La terza Heart Will Stop piacerà sicuramente ai nostalgici della New Wave ottantiana, per il suo approccio diretto e per l’impiego di una voce alquanto simile a quella del grande artista Robert Smith (Cure) nella sua impostazione espressiva. Buono anche l’uso di un’elettronica non eccessiva ma elegante nei suoi inserimenti.
Altrettanto riflessiva nel suo alone la stupenda Thru The Mire, un capitolo più in Katatonia style, forse troppo superficiale nelle liriche invernali, ma oscura nella sua direzione e assai differente dagli altri episodi di Disillusion of Purity.
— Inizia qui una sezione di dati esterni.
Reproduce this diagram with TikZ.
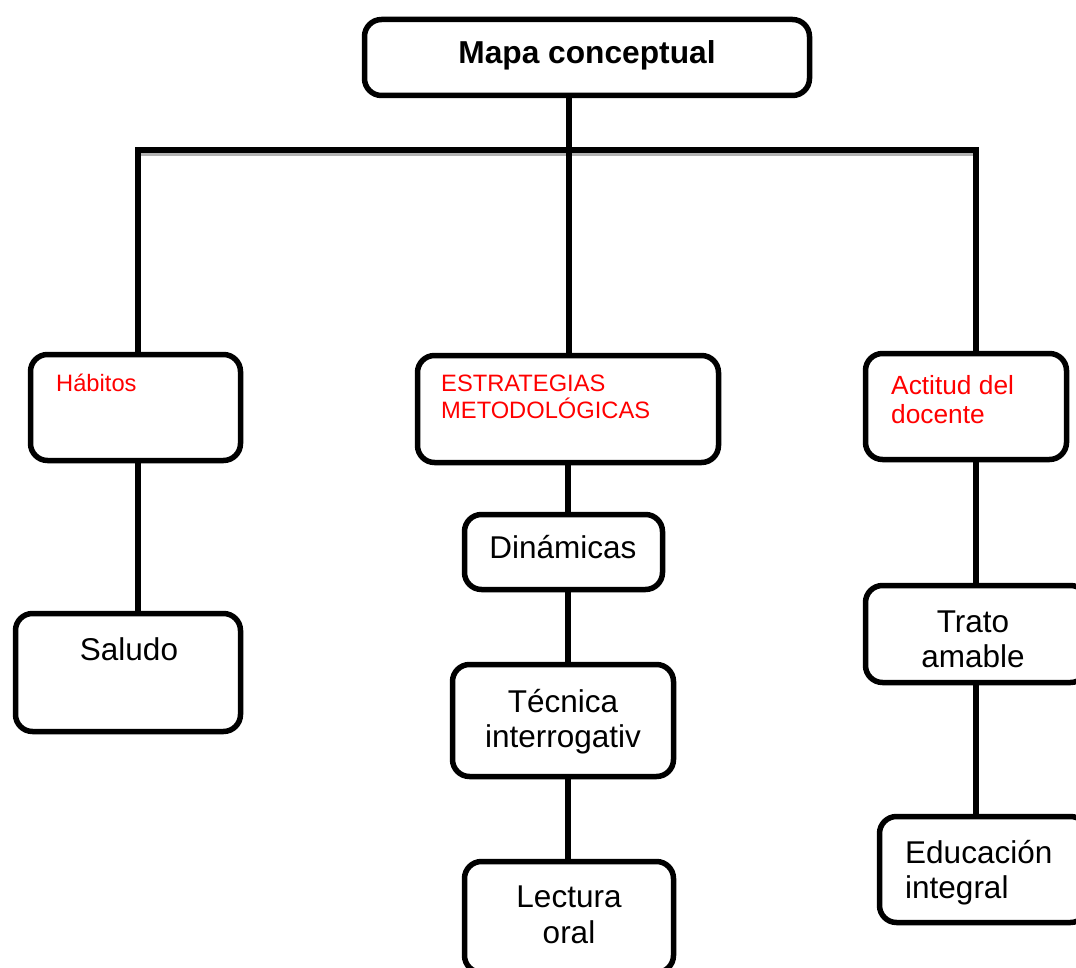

Azzeccata e suadente è la cover del capolavoro Disintegration dei Cure, datato 1989 e simbolo per eccellenza della dissoluzione interiore.
Purity è ricca di buoni spunti troppo poco sviluppati: l’equilibrio strutturale è garantito da un feeling tipicamente nordico nel susseguirsi delle voci melodiche e l’inserirsi di growl e scream di grande impatto.

Final Peace indirizza nuovamente verso i meandri più decadenti dei Katatonia, nonostante venga adottato un timbro vocale figlio del Gothic/Wave inglese degli Ottanta; anche Inside Me ha una parvenza tenebrosa che permane sotto il tessuto compatto delle chitarre distorte, rappresentando un convincente momento di Metal vario e inusuale. E sulla stessa scia si colloca la finale Disillusion (Outro), che però non aggiunge nulla di innovativo a ciò che i Rain Paint hanno cercato di esprimere attraverso le precedenti tracce.
Molto di più si sarebbe potuto fare per un secondo capitolo discografico come Disillusion of Purity poiché il lavoro risulta piatto e troppo poco coeso nella sua forma e nella sua struttura. Nonostante sia da rivedere in parecchie sue parti, l’album potrà far scoprire il giovane terzetto finlandese dei Rain Paint, tanto ispirato dalla passata Wave quanto capace di sfornare nuove interessanti proposte musicali più votate al Metal moderno.